Na reforma política, Aécio
patrocinou o oportunismo da pior espécie ao transformar as instituições da
república em joguetes de seus interesses pessoais e de seus acertos com o único
objetivo de se apossar do poder: mandou dinamitar o instituto da reeleição –
outra obra de FHC – sem mesmo permitir que esta instituição tenha amadurecido e
que se possa estabelecer um juízo definitivo acerca de se é boa ou má para o
país.
A irresponsabilidade de
Aécio Neves custou-lhe caro: as elites o abandonaram. Entre o impeachment e o
não impeachment preferiram o segundo, decidiram permanecer com Dilma. As elites
perceberam que entre os dois, o impeachment custaria muito mais em termos
econômicos, políticos e sociais. O Brasil mergulharia ainda mais fundo na
incerteza. As elites perceberam que Aécio, movido por seus interesses pessoais,
não cumpre a pauta. E a pauta, agora, é a do ajuste fiscal, do controle do
endividamento público, do combate à inflação. O fato de Aécio em estando na
oposição não cumprir a pauta sugere que ele, como presidente, também não a
cumpriria se isto o beneficiasse em eleições futuras.

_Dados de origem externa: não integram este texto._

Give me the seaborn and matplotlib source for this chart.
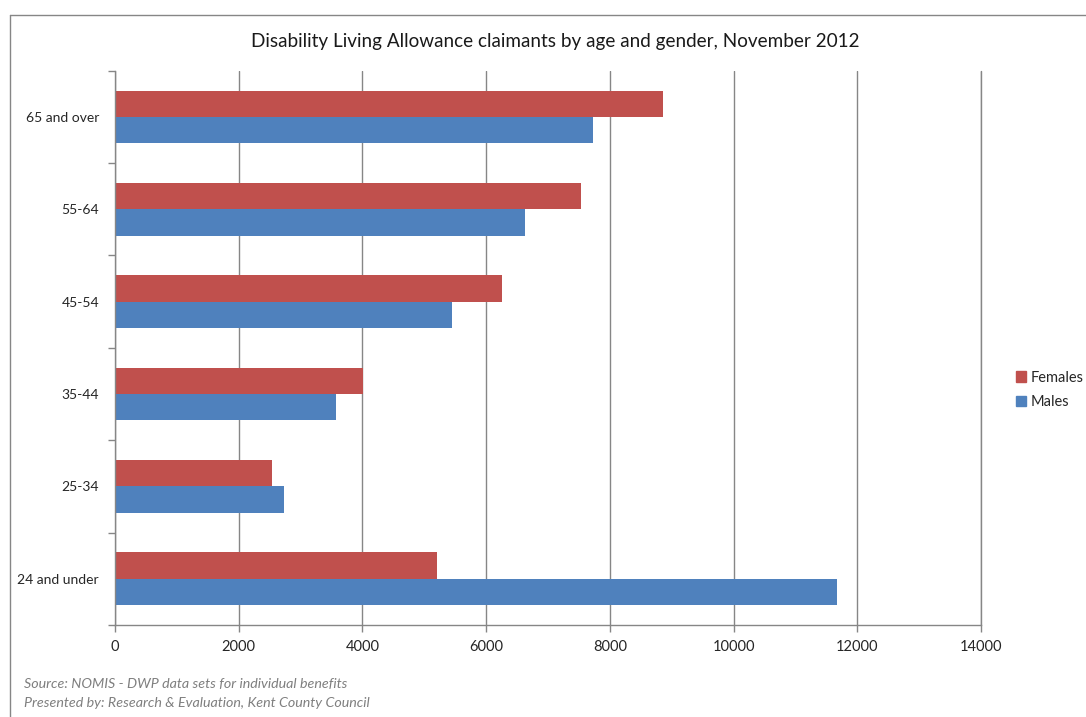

Para entender como funciona
Aécio Neves é preciso entender como funciona o ressentimento. Aécio não admite
a derrota de 2014. O escritor inglês Theodore Dalrymple escreveu recentemente
que o ressentimento é um sentimento que nunca se abandona. É possível abandonar
o ódio, mas não o ressentimento. Uma frase atribuída a William Shakespeare
define melhor o tema. Para ele, “guardar ressentimento é como tomar veneno e
esperar que a outra pessoa morra”. É isso mesmo: o envenenado Aécio Neves quer
ver Dilma politicamente morta. Mas quanto mais Aécio insiste na anulação das
eleições em parceria com Gilmar Mendes, mais longe de 2018 parece ficar. Ocorre
que as elites exigirão do PSDB um candidato mais confiável.
Dilma não quer
governar
Desde que foi reeleita, a
presidente Dilma perdeu todas as oportunidades que a sorte, as circunstâncias,
os acontecimentos e os atores lhe deram. Não assumiu o comando do seu governo e
não quer conduzir o país para outro rumo. Ela quer permanecer no limbo
político: ao não reconhecer que errou em seu primeiro mandato não tem a coragem
de assumir claramente outro programa. O governo, assim, permanece deprimido,
inativo, sem iniciativa. O tempo do seu governo está se esgotando. O tempo tem
um caráter intrinsecamente ruinoso. Somente a atividade humana virtuosa
consegue postergar a ruína provocada pelo tempo. Sem agir, a ruína do governo
Dilma se acelera pela ação do tempo, pela degradação dos problemas que não são resolvidos
e pela ação dos seus inimigos.
Além de não governar, Dilma
mantém na cozinha do Planalto um serpentário, para usar as palavras de Delfim
Neto. Tudo indica que o herpetologista mor é o chefe da Casa Civil, Aloísio
Mercadante. Ele minou a confiança do vice-presidente da República, Michel
Temer. Mau conselheiro, foi um dos responsáveis pelas chamadas políticas
anticíclicas do primeiro mandato que resultaram em privilégios dos setores
econômicos amigos do governo e em déficit nas contas públicas. Ele é também um
dos principais atravessadores da política econômica de Joaquim Levy. Ou seja,
aconselha mal, não tem liderança interna para unificar o governo e ainda impede
que outros ministros ajam com eficiência para acelerar o fim da crise. Mandado
investigar pelo STF na operação Lava Jato, Mercadante, junto com Edinho Silva,
deveriam se afastar ou serem afastados do governo. Se não o forem, a Lava Jato
entrará pelas portas do Planalto adentro.
Nem Dilma e nem o PT
entenderam a gravidade do déficit fiscal. Se ele não for contido, o Brasil
poderá caminhar para uma situação pior do que a da Grécia. Sabem que existe um
problema, mas o subestimam. Querem que Joaquim Levy costure os rasgos de um
pano velho com retalhos de tecidos gastos. Além de ministro da Fazenda, dada a
fragilidade e a desorganização política do governo, ele precisa agir como
articulador político no Congresso.
O cúmulo do desgoverno foi o
envio do Orçamento 2016 para o Congresso apresentando déficit fiscal. Este ato
de sinceridade insincera representou uma abdicação da vontade de governar. O
governo repassou aos outros uma responsabilidade que é sua. Governar significa
dirigir, comandar, imprimir direção e sentido. Mas ao invés de dirigir os
acontecimentos, o governo é dirigido por eles. Ao se posicionarem contra o
impeachment, as elites deram uma nova oportunidade a Dilma. Talvez seja a
última. Ou ela apresenta uma saída crível para a crise ou a sua saída entrará
na ordem do dia com pressões pela sua renúncia.